L’ajout du facteur du terrorisme internatio­nal, comme acteur indépendant muni d’une force de frappe, de destruction, capable de commettre les pires atrocités, change de nom­breuses données et rend l’ensemble de la communauté internationale sceptique. Et cela même s’il existe un devoir de sauver la Syrie.

— Estimez-vous qu’on puisse parler d’un projet fiable pour la reconstruction de la Syrie ?

— A l’état actuel des événe­ments, on n’y est pas encore, il est donc très tôt, pour ne pas dire impossible, d’en établir un calendrier ou de voir clair un plan de reconstruction. Mais, ce qu’on peut insister à dire est que c’est à l’ensemble des pays du monde arabe, les pays riches comme les pays pauvres, de mettre la main à la patte, la main à la poche, et de s’enga­ger à la tête des listes des pays impliqués dans la reconstruc­tion d’une future Syrie d’après-guerre.
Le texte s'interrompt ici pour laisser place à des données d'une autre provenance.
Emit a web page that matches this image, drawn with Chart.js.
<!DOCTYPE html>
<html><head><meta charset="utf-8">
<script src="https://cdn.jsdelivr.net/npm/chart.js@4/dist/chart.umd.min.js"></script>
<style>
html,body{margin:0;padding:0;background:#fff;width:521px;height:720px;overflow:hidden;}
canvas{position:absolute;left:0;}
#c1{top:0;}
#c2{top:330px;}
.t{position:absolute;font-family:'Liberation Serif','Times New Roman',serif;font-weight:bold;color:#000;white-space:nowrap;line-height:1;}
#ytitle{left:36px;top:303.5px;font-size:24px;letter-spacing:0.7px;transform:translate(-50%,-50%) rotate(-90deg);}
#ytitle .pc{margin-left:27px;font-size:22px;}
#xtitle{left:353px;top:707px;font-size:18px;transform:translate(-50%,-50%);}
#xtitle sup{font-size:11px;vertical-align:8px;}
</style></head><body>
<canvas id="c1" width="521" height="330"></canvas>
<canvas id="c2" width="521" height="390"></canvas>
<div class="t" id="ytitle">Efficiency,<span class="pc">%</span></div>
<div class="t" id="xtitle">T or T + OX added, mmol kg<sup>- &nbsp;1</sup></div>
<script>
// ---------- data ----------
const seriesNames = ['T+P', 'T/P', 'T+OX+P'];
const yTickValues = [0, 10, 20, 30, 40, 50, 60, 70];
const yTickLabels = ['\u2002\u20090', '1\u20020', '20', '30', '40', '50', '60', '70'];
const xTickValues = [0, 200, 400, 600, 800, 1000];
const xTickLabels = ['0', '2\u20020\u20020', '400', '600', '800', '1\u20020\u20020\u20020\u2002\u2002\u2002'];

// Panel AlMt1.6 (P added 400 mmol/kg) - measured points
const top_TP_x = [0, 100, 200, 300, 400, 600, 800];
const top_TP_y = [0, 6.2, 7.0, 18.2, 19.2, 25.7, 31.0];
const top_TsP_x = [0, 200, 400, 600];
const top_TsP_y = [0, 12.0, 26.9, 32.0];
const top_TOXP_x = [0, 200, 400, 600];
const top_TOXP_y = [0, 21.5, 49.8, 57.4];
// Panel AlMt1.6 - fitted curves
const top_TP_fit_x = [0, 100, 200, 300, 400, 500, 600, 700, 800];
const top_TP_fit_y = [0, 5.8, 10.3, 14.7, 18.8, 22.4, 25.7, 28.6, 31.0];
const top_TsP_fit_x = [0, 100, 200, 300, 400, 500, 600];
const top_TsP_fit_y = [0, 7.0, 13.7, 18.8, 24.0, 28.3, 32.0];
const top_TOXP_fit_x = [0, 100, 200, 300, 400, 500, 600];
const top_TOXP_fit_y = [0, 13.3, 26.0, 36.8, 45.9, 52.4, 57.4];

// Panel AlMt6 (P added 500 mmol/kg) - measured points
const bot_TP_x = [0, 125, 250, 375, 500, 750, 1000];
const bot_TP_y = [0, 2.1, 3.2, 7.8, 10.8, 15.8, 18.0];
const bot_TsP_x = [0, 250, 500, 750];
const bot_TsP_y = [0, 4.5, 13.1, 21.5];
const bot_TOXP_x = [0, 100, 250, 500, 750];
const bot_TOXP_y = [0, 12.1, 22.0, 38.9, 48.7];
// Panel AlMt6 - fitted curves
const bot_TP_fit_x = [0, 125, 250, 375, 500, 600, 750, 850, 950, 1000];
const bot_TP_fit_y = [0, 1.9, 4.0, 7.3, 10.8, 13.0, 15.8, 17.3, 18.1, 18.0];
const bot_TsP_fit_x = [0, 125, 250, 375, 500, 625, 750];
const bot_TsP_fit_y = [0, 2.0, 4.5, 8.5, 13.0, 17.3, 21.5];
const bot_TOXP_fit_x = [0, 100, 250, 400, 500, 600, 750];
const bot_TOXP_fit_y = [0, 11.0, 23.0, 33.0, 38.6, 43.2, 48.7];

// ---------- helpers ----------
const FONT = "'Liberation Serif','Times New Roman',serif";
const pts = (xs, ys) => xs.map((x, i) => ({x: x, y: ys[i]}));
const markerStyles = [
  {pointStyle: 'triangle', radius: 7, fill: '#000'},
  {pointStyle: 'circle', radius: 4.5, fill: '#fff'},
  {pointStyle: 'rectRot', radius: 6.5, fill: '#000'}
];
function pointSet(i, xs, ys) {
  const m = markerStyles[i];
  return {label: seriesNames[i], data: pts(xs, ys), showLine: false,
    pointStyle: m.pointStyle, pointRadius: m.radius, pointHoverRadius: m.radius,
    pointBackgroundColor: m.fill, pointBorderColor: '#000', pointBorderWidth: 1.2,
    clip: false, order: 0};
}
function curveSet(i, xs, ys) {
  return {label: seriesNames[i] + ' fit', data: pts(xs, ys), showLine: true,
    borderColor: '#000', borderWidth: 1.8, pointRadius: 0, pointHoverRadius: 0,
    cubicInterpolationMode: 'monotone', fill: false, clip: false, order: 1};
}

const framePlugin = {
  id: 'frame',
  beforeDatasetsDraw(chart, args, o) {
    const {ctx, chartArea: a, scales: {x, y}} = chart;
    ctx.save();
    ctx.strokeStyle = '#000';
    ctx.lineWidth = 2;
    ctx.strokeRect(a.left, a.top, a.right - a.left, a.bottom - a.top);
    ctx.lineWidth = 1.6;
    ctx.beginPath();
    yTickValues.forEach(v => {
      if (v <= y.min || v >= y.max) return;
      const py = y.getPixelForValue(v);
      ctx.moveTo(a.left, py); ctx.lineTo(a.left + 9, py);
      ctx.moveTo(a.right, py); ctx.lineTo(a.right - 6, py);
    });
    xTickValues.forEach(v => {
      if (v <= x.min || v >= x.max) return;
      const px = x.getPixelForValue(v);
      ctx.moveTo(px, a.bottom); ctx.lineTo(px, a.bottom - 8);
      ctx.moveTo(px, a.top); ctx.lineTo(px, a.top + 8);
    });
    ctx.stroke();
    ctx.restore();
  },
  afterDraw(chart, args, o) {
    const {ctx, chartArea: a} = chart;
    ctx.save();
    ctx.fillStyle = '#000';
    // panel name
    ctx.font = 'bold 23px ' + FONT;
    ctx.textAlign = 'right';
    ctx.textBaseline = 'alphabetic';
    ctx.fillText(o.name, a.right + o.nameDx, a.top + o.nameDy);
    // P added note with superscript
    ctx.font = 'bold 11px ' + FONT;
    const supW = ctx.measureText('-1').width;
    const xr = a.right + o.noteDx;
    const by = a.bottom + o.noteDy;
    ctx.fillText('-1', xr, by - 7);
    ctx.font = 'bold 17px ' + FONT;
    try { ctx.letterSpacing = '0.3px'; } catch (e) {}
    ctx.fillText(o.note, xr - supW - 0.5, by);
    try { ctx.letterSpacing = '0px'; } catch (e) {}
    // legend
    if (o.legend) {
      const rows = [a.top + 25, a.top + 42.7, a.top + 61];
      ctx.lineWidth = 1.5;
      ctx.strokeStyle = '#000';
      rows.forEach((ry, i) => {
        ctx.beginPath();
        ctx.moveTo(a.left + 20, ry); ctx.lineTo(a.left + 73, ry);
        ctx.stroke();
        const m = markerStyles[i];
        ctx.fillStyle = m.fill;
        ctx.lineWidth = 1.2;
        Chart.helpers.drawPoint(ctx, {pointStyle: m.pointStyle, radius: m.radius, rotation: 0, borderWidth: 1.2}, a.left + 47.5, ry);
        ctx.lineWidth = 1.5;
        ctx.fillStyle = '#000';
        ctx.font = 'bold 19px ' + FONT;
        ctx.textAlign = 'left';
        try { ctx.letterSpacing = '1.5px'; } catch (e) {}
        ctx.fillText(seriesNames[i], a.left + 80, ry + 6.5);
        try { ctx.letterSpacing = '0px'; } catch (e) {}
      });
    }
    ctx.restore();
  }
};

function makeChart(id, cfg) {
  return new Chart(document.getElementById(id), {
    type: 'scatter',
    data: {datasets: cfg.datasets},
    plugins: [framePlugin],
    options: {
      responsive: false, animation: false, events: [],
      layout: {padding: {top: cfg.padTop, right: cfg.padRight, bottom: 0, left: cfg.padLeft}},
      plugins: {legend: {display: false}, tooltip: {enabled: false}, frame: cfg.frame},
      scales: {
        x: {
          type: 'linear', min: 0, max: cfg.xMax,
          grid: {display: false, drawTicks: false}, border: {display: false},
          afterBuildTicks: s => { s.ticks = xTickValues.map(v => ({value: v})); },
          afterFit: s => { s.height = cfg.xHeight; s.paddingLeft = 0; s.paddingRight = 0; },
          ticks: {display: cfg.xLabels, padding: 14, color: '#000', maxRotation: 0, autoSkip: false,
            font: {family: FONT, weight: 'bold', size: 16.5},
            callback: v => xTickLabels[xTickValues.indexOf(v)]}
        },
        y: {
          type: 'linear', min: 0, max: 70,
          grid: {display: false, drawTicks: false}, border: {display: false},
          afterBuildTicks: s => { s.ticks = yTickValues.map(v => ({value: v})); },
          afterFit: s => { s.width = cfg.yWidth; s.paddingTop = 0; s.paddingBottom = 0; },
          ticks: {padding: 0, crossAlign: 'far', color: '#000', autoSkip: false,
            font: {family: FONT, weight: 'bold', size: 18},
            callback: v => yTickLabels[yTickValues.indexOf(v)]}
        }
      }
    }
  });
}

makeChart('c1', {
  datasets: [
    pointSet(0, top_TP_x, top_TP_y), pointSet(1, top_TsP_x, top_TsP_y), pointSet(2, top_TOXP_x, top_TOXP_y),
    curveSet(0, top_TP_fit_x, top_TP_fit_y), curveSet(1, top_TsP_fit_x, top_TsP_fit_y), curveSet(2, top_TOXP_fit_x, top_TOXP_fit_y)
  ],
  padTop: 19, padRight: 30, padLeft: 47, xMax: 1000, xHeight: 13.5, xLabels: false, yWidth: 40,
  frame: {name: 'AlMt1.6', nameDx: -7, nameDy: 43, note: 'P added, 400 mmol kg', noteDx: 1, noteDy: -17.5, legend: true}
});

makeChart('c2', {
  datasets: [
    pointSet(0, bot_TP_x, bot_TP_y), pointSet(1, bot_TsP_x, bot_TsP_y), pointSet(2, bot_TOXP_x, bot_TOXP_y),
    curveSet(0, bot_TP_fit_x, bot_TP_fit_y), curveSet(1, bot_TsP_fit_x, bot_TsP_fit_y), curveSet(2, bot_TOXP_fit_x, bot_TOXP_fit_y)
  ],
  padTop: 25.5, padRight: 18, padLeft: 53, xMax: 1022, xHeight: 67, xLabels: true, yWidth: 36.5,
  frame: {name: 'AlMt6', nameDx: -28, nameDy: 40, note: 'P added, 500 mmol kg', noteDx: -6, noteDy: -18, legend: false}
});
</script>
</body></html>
— Comment percevez-vous la Syrie de l’après-guerre ?

— Je pense que la Syrie d’après-guerre ne ressemblera pas à la Syrie d’avant-guerre. Ces années de guerre vont laisser des traces et des blessures morales et physiques. Le plus important est de conserver l’intégrité de la Syrie. On peut s’inspirer du modèle de la reconstruction du Liban et de la formule poli­tique libanaise, où toutes les minorités eth­niques ou politiques participent au pourvoir, ont un rôle et une réelle existence. J’imagine que l’on peut s’inspirer de ce modèle équili­bré et démocratique.
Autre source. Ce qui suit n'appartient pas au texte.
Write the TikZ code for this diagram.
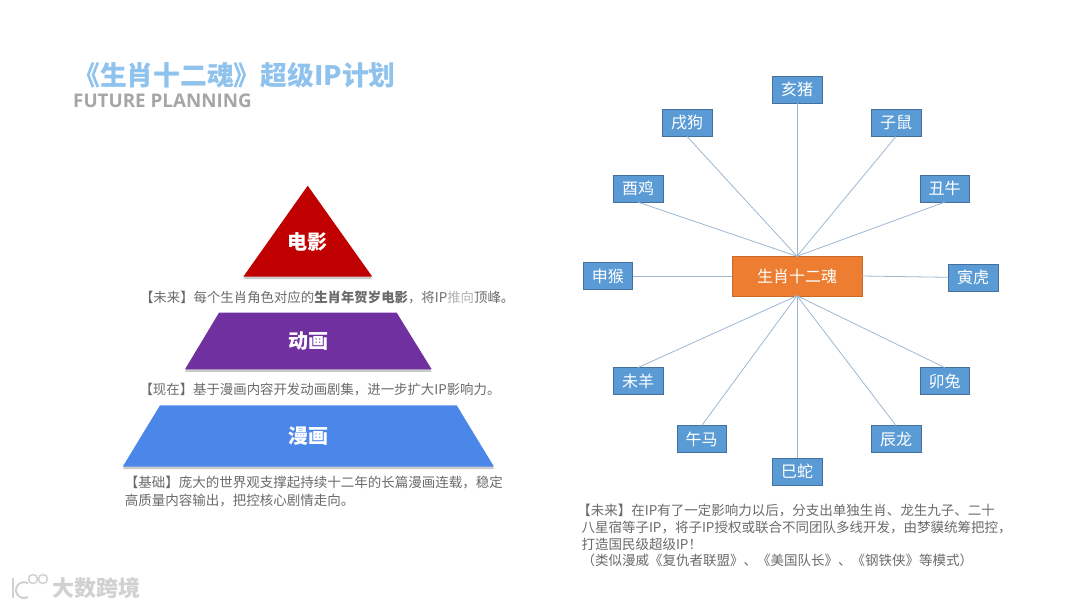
\documentclass[tikz,border=0pt]{standalone}
\usepackage{fontspec}
\usepackage{xcolor}
\setmainfont{Noto Sans CJK SC}
\newfontfamily\latinbold{Open Sans}
\usetikzlibrary{shapes, shadows, positioning}

\definecolor{titleblue}{HTML}{8FC3EE}
\definecolor{movieRed}{HTML}{C00000}
\definecolor{animePurple}{HTML}{7030A0}
\definecolor{comicBlue}{HTML}{4A87E8}
\definecolor{leafBlue}{HTML}{5B9BD5}
\definecolor{leafEdge}{HTML}{41719C}
\definecolor{hubOrange}{HTML}{ED7D31}
\definecolor{bodyGray}{HTML}{6A6A6A}
\definecolor{spokeBlue}{HTML}{9DB7D2}

\begin{document}
\begin{tikzpicture}[
    x=1pt, y=-1pt,
    leaf/.style={rectangle, draw=leafEdge, fill=leafBlue, text=white, minimum width=49.5pt,
                minimum height=27pt, inner sep=0pt, outer sep=0pt,
                font=\fontsize{16}{16}\selectfont},
    hub/.style={rectangle, draw=hubOrange!85!black, fill=hubOrange, text=white, minimum width=129.5pt,
                minimum height=39.5pt, inner sep=0pt, outer sep=0pt,
                font=\fontsize{16}{16}\selectfont},
    level/.style={drop shadow={shadow xshift=0pt, shadow yshift=-2.5pt, opacity=0.35, fill=black!60}},
    leveltext/.style={inner sep=0pt, text=white, font=\fontsize{20}{20}\selectfont\bfseries},
    caption/.style={inner sep=0pt, outer sep=0pt, align=left, text=bodyGray,
                font=\fontsize{13.4}{16.6}\selectfont},
    spoke/.style={draw=spokeBlue, line width=0.8pt}
]
\useasboundingbox (0,0) rectangle (1080,608);

% === TITLE ===
\node[inner sep=0pt, anchor=west, text=titleblue, font=\fontsize{26.8}{26.8}\selectfont\bfseries] (title) at (73,75) {《生肖十二魂》超级IP计划};
\node[inner sep=0pt, anchor=west, text=black!35, font=\fontsize{18.8}{18.8}\selectfont\latinbold\bfseries] (subtitle) at (73,101) {FUTURE PLANNING};

% === PYRAMID ===
\fill[level, movieRed] (307.7,185.7) -- (372.3,276.7) -- (243.3,276.7) -- cycle;
\fill[level, animePurple] (219,312.7) -- (396.7,312.7) -- (431.7,369.3) -- (185,369.3) -- cycle;
\fill[level, comicBlue] (160,405.3) -- (456.7,405.3) -- (494,466.7) -- (122.7,466.7) -- cycle;

\node[leveltext] (movie) at (307.7,241.7) {电影};
\node[leveltext] (anime) at (308.4,341) {动画};
\node[leveltext] (comic) at (308.4,436) {漫画};

\node[caption] (moviecap) at (327.2,297.3) {【未来】每个生肖角色对应的\textbf{生肖年贺岁电影}，将IP{\color{black!30}推向}顶峰。};
\node[caption] (animecap) at (320,389.7) {【现在】基于漫画内容开发动画剧集，进一步扩大IP影响力。};
\node[caption, font=\fontsize{13.5}{17.5}\selectfont] (comiccap) at (313.9,491.7) {【基础】庞大的世界观支撑起持续十二年的长篇漫画连载，稳定\\高质量内容输出，把控核心剧情走向。};

% === STAR ===
\node[hub] (hub) at (797,276) {生肖十二魂};
\node[leaf, above=153.5pt of hub] (hai) {亥猪};
\node[leaf, above=119.8pt of hub, xshift=-110pt] (xu) {戌狗};
\node[leaf, above=119.8pt of hub, xshift=99pt] (zi) {子鼠};
\node[leaf, above=54.1pt of hub, xshift=-159pt] (you) {酉鸡};
\node[leaf, above=54.1pt of hub, xshift=147.7pt] (chou) {丑牛};
\node[leaf, left=99.6pt of hub] (shen) {申猴};
\node[leaf, right=86.6pt of hub, yshift=-1.3pt] (yin) {寅虎};
\node[leaf, below=71.8pt of hub, xshift=-159pt] (wei) {未羊};
\node[leaf, below=71.8pt of hub, xshift=147.7pt] (mao) {卯兔};
\node[leaf, below=129.8pt of hub, xshift=-95.3pt] (wu) {午马};
\node[leaf, below=129.8pt of hub, xshift=99pt] (chen) {辰龙};
\node[leaf, below=162.1pt of hub] (si) {巳蛇};

% === SPOKES ===
\draw[spoke] (hub.north) -- (hai.south);
\draw[spoke] (hub.north) -- (xu.south);
\draw[spoke] (hub.north) -- (zi.south);
\draw[spoke] (hub.north) -- (you.south);
\draw[spoke] (hub.north) -- (chou.south);
\draw[spoke] (hub.west) -- (shen.east);
\draw[spoke] (hub.east) -- (yin.west);
\draw[spoke] (hub.south) -- (wei.north);
\draw[spoke] (hub.south) -- (mao.north);
\draw[spoke] (hub.south) -- (wu.north);
\draw[spoke] (hub.south) -- (chen.north);
\draw[spoke] (hub.south) -- (si.north);

\node[caption, anchor=north west, font=\fontsize{13.5}{16.6}\selectfont] (starcap) at (581.5,504.5) {\hspace*{-0.3em}【未来】在IP有了一定影响力以后，分支出单独生肖、龙生九子、二十\\八星宿等子IP，将子IP授权或联合不同团队多线开发，由梦貘统筹把控，\\打造国民级超级IP！\\（类似漫威《复仇者联盟》、《美国队长》、《钢铁侠》等模式）};

% === WATERMARK ===
\node[inner sep=0pt, anchor=west, text=black!18, font=\fontsize{22}{22}\selectfont\bfseries] (mark) at (52,588) {大数跨境};
\draw[black!18, line width=2pt] (12.5,578) -- (12.5,598);
\draw[black!18, line width=2pt] (28,597) arc (60:300:8);
\draw[black!18, line width=1.5pt] (33,579) circle (4.5);
\draw[black!18, line width=1.5pt] (43,579) circle (4.5);

\end{tikzpicture}
\end{document}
— On parle souvent de confrontation sunnites-chiites dans la région. Qu’en pen­sez-vous ?

— Aujourd’hui, l’ensemble du monde arabe paye pour son laxisme face à l’accumu­lation des erreurs passées qui remontent, dirais-je, depuis les dernières années du règne du roi Farouq d’Egypte. Certes, une catastrophe, et des pseudo-Etats. Rappelez-vous les années 1940, au moment du mariage du Shah d’Iran et de la princesse Fawziya d’Egypte, aucune voix ne s’est levée dans la presse, mention­nant une incohérence cultu­relle dans ce mariage. Je ne respecte pas les politiques tenant pour but de creuser un fossé entre les sunnites et les chiites. Cette différence est d’un ordre religieux et non pas politique. Et cela doit rester au sein d’un islam unique.

— Oui mais justement, en Iraq, les cli­vages sunnites-chiites sont à la base des clivages politiques ...
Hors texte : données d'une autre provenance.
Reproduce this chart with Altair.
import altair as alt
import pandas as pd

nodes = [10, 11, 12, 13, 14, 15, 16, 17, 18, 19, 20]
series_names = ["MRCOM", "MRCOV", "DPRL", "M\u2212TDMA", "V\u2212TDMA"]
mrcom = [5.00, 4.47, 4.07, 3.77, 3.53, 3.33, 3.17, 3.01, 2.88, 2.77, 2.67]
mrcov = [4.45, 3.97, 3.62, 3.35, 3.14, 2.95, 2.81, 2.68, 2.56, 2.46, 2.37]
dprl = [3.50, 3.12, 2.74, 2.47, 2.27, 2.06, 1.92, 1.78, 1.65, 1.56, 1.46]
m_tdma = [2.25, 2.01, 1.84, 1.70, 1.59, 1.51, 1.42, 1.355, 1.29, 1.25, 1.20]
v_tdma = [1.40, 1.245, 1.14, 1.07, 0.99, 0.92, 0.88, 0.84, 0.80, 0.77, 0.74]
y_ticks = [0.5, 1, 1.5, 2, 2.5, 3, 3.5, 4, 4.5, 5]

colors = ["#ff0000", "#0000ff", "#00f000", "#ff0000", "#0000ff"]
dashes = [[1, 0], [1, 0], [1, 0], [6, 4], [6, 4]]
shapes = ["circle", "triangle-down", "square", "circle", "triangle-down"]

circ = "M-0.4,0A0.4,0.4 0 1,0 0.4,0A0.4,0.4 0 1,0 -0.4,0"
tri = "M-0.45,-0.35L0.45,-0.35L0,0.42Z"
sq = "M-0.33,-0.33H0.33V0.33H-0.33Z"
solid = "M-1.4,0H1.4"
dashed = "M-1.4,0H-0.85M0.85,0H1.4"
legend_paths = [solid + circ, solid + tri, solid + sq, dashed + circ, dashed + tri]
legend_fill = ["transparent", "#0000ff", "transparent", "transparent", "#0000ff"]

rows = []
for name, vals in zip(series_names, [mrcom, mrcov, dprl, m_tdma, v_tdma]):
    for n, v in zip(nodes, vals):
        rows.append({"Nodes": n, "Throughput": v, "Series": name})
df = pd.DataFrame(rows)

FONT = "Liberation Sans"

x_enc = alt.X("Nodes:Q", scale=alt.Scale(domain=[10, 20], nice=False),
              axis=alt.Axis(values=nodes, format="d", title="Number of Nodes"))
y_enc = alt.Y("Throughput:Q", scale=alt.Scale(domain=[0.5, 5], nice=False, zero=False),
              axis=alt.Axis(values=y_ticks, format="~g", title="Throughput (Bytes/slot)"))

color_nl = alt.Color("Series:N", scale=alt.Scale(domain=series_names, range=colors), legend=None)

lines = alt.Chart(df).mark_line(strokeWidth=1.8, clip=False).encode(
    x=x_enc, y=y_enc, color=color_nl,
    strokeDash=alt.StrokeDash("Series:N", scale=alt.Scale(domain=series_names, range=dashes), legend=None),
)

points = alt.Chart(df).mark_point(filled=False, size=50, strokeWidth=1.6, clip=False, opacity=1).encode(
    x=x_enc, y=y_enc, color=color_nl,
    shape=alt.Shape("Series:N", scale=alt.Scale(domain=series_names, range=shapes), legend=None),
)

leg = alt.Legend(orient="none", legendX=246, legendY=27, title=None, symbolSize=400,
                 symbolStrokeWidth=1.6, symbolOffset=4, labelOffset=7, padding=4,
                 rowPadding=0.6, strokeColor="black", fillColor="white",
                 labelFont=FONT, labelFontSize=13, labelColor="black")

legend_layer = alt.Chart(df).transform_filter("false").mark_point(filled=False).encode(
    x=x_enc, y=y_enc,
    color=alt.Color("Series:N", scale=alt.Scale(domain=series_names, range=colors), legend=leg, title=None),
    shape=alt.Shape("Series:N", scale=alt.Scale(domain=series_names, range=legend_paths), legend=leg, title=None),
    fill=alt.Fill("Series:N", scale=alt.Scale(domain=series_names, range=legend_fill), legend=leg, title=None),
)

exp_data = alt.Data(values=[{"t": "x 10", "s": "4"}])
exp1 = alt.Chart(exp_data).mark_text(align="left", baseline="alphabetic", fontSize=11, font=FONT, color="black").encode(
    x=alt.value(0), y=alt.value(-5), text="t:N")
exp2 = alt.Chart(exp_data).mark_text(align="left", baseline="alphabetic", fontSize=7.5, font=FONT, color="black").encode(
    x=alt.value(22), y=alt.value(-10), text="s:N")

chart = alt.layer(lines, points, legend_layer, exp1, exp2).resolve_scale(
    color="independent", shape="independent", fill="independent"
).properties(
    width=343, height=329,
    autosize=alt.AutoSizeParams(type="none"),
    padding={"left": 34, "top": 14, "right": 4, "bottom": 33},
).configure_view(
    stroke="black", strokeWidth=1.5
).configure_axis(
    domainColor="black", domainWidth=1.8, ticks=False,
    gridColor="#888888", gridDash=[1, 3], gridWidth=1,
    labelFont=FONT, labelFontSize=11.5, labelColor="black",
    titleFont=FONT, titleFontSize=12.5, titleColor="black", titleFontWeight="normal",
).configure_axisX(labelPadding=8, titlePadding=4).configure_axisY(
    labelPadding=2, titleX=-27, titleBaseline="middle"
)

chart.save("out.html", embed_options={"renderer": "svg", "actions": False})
— Après l’invasion de l’Iraq, cette thèse a été avancée pour alimenter la division et investir le chaos. Les gouvernements de l’Iraq oeuvrent pour évacuer ce désordre, redresser l’esprit national et vaincre l’obscurantisme créé par les groupes djihadistes. Et la vraie question est : qui a créé l’Etat Islamique (EI), qui est derrière ce groupe ? Cela pose beaucoup de points d’interrogation. Et la réponse de cette ques­tion serait très utile pour pouvoir vaincre le terrorisme interna­tional extrémiste et djihadiste.

— Les récentes évolutions régio­nales alimentent aussi les velléités kurdes. Qu’en pensez-vous ?

— Il faut saluer et respecter la décision nationale sage des Kurdes d’Iraq, qui se voient comme composante fondatrice de l’identité nationale iraqienne, qui se considè­rent Iraqiens en premier lieu, et qui portent comme l’ensemble des citoyens iraqiens la responsabilité de reconstruire un pays fort et uni. La question kurde dans d’autres pays, notamment en Turquie, est soumise à d’autres lectures, d’autres contextes et d’autres visions. Mais, ce qu’on peut dire sur cela est que cette question est complexe.

— Avec les crises arabes actuelles et le désengagement international, notamment américain, la cause palestinienne semble avoir été oubliée. Pensez-vous qu’une reprise du processus de paix soit possible ?

— En effet, aujourd’hui les espoirs pour aboutir à une solution de deux Etats sont minimes. Cela nous rappelle le lapin en course derrière une carotte tenue toujours à la même distance de lui, il n’y arrive donc jamais malgré tous ses efforts pour la rattraper. Il ne faut pas perdre de temps, ne pas lésiner sur les efforts pour concrétiser la solu­tion des deux Etats, et ce, en prenant en compte la nécessité de conserver l’essentiel des droits du peuple palestinien.

Aujourd’hui, certains évoquent le transfert de l’ambassade amé­ricaine à Jérusalem, ce serait une erreur fatale, une énorme faute historique. Une telle décision ne peut être prise (si elle l’est) sans que l’ensemble de la communauté inter­nationale réagisse et de manière forte. Car elle risque de provoquer un retour à la violence.

Qu’attendez-vous du prochain secré­taire général des Nations-Unies, Antonio Guterres ? Pensez-vous que l’Onu soit à même de régler toutes ces questions en sus­pens ?

— Je pense qu’Antonio Guterres est doté d’une grande expérience. C’est une personne ouverte au monde, et qui a parfaitement rem­pli sa mission à la tête de l'UNHCR. J’espère qu’il réussira à accomplir aussi bien sa tâche en tant que grand secrétaire des Nations-Unies comme nombreux de ses prédécesseurs, comme à titre d’exemple, Koffi Annan, qui restera dans les annales des Nations-Unies comme un grand secrétaire qui a pu activer un rôle important au secrétariat des Nations, en dépit de la domination des plus grands pays. Je suis donc optimiste pour le mandat de Guterres.